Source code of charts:
____________

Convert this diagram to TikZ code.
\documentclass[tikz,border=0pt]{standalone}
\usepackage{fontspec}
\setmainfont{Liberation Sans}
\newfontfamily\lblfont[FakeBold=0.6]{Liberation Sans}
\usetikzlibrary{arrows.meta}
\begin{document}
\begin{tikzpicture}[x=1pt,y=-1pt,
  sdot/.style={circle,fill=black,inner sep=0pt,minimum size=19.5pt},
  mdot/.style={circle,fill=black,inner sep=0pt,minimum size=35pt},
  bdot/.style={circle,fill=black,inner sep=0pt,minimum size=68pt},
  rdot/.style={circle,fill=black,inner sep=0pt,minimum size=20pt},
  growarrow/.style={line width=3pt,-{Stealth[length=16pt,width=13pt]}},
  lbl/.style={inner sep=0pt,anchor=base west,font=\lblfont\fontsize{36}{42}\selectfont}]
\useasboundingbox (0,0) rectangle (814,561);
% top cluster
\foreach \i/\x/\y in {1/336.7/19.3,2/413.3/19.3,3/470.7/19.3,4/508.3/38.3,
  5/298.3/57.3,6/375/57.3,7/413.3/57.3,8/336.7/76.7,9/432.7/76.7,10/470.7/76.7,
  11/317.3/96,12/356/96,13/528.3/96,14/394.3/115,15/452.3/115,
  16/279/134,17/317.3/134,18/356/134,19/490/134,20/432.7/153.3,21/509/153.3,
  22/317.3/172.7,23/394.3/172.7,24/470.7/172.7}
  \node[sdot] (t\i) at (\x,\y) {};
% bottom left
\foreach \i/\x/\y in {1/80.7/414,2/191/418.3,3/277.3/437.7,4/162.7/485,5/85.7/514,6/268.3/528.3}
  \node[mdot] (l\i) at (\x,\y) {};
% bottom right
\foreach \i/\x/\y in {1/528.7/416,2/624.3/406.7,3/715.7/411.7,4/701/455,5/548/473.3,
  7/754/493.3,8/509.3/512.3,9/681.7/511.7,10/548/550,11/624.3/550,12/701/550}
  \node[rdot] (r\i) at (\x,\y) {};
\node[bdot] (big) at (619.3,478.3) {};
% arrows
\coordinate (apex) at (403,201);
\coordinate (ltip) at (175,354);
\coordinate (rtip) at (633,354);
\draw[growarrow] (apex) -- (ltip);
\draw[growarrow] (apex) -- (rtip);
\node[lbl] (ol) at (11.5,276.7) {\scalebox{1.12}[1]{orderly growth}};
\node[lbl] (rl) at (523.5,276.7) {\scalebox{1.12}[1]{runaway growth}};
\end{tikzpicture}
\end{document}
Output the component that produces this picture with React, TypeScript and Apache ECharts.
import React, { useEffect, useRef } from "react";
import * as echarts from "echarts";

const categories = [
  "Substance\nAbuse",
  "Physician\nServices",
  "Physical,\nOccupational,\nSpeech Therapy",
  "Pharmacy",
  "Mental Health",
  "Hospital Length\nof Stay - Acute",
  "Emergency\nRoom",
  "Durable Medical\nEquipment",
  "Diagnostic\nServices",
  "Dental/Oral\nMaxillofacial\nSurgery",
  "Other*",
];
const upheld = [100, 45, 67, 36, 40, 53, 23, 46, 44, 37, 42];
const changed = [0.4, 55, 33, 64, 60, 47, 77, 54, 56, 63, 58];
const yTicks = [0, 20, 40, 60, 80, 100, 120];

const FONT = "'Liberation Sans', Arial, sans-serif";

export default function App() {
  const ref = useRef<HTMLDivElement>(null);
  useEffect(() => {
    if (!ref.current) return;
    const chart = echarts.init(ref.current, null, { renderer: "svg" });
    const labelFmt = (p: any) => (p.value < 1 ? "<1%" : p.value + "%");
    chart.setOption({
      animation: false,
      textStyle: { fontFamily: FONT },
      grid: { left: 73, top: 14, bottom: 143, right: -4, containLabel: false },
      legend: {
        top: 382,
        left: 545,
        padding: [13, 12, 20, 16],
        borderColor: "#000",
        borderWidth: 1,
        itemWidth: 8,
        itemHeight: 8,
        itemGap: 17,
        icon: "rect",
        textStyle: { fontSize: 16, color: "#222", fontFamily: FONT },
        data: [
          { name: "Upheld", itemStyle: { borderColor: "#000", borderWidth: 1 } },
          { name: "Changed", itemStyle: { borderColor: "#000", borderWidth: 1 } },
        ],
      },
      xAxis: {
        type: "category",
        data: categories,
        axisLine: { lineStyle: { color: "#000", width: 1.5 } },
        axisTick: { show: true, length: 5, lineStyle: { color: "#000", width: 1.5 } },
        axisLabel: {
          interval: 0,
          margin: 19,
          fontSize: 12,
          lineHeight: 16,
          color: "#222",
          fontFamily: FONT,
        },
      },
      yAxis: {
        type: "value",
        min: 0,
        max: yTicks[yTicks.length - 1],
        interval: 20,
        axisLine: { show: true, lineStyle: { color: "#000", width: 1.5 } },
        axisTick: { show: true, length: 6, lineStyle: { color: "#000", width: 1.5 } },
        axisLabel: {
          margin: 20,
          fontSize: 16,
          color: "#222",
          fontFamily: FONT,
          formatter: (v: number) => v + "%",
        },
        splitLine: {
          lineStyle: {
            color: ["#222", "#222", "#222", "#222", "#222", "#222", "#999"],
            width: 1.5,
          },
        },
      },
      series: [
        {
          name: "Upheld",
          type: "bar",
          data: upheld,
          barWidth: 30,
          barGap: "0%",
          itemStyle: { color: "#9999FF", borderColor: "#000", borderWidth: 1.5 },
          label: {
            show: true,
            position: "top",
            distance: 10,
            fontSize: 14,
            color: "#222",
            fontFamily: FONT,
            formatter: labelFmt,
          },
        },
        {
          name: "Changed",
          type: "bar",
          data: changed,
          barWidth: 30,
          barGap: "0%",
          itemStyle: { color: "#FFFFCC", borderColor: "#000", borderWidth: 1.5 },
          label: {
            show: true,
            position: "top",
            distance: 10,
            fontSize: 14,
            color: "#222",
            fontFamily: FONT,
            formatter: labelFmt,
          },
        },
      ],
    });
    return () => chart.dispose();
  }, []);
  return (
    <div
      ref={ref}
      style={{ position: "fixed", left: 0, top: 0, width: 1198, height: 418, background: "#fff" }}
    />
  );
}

____________

Problem details: Using the records above, gather all lines where the string "React" is present.

Written solution:
Output the component that produces this picture with React, TypeScript and Apache ECharts.
import React, { useEffect, useRef } from "react";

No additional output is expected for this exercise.